(Figure scripts)
_ _ _ _

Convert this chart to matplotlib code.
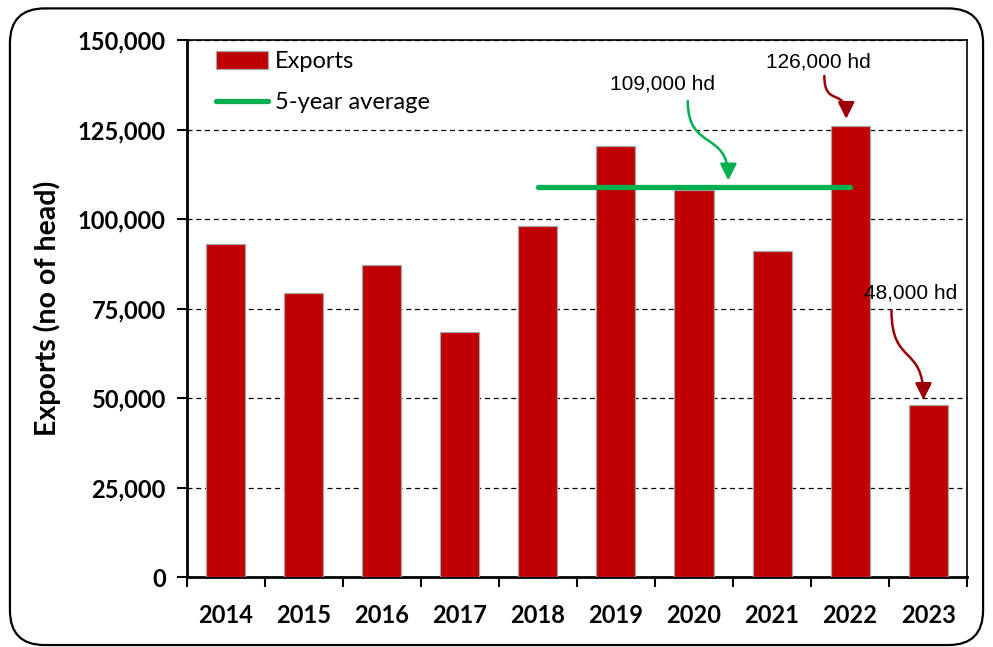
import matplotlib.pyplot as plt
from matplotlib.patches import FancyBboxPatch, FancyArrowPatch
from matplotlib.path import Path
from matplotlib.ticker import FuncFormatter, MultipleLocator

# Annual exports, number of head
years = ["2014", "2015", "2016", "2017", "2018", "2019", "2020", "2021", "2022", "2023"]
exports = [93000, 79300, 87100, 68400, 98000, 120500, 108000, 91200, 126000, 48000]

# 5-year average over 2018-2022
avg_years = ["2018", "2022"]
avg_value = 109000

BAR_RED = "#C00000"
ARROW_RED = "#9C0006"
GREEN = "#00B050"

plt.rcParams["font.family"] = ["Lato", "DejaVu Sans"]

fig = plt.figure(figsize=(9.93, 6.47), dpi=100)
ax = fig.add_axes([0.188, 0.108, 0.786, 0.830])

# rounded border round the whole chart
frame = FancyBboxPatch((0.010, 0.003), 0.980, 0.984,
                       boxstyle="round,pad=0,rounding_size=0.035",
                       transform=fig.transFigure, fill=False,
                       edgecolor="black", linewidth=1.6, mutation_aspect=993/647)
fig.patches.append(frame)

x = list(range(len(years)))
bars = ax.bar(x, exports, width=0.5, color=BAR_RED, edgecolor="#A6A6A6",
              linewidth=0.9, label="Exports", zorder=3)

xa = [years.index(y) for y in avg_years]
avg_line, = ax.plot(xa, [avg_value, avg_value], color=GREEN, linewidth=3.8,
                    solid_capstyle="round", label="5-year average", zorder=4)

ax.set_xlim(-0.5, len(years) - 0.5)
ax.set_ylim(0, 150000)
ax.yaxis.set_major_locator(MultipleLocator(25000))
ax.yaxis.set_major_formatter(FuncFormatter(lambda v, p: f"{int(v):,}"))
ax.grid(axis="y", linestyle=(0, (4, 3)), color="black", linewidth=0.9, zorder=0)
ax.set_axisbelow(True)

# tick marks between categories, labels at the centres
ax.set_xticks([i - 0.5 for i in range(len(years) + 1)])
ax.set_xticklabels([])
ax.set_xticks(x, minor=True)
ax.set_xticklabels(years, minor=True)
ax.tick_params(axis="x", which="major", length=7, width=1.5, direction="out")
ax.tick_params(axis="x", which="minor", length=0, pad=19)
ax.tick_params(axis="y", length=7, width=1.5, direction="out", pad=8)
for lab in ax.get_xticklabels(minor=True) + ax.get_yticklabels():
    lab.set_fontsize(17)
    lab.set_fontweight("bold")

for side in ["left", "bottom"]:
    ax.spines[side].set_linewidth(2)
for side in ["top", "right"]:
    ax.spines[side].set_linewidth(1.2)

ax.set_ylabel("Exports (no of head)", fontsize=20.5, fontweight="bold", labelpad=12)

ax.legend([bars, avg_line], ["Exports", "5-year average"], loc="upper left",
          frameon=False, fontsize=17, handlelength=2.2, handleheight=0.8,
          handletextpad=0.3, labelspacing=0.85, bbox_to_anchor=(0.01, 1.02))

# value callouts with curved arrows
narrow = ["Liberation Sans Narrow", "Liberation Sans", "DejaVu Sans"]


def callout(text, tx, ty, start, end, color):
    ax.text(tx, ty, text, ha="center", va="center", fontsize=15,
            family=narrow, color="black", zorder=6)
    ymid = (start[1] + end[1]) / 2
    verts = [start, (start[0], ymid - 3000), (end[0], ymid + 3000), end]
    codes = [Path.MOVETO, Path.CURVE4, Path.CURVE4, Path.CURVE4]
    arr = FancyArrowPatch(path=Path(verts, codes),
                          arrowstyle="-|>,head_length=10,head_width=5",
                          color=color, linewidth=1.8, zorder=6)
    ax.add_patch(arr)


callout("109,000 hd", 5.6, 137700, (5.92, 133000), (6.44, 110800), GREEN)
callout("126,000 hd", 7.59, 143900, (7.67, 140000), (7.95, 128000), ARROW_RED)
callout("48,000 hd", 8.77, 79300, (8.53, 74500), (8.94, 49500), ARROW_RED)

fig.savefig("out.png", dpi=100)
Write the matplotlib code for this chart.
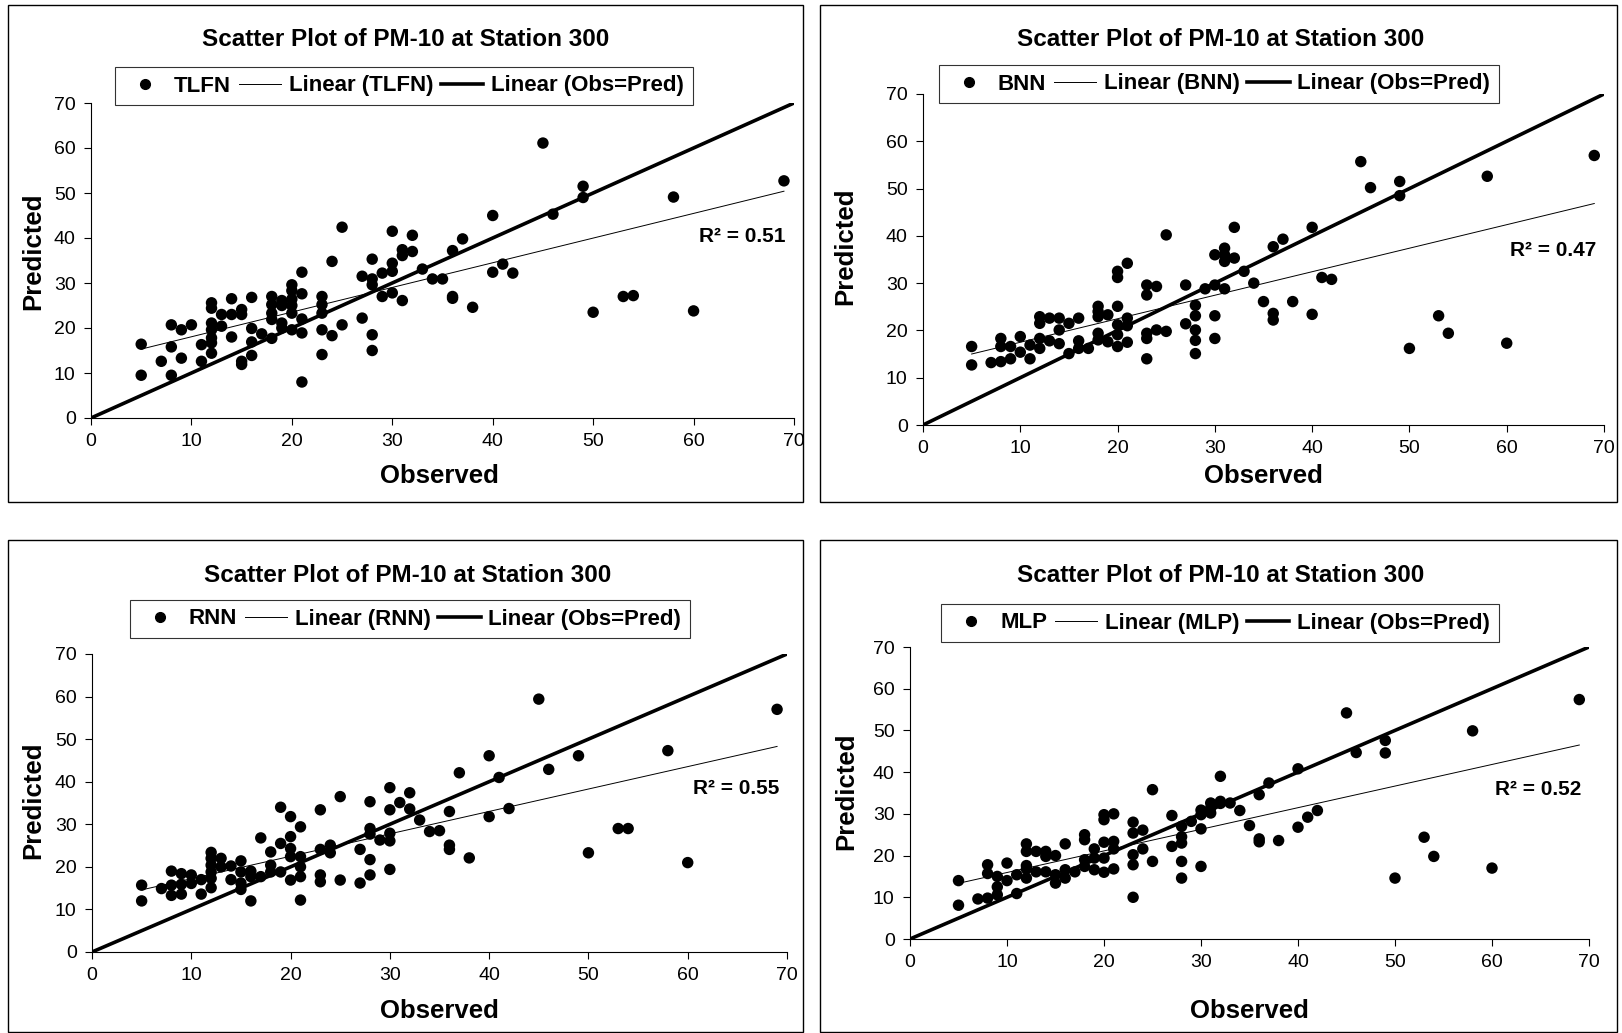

_ _ _ _

== PROBLEM DETAILS ==
Transcribe the opening line of the listing above, please, and every line after it through the line with "91200, 126000, 48000]", word for word, without pictures.

== FINISHED TASK ==
Convert this chart to matplotlib code.
import matplotlib.pyplot as plt
from matplotlib.patches import FancyBboxPatch, FancyArrowPatch
from matplotlib.path import Path
from matplotlib.ticker import FuncFormatter, MultipleLocator

# Annual exports, number of head
years = ["2014", "2015", "2016", "2017", "2018", "2019", "2020", "2021", "2022", "2023"]
exports = [93000, 79300, 87100, 68400, 98000, 120500, 108000, 91200, 126000, 48000]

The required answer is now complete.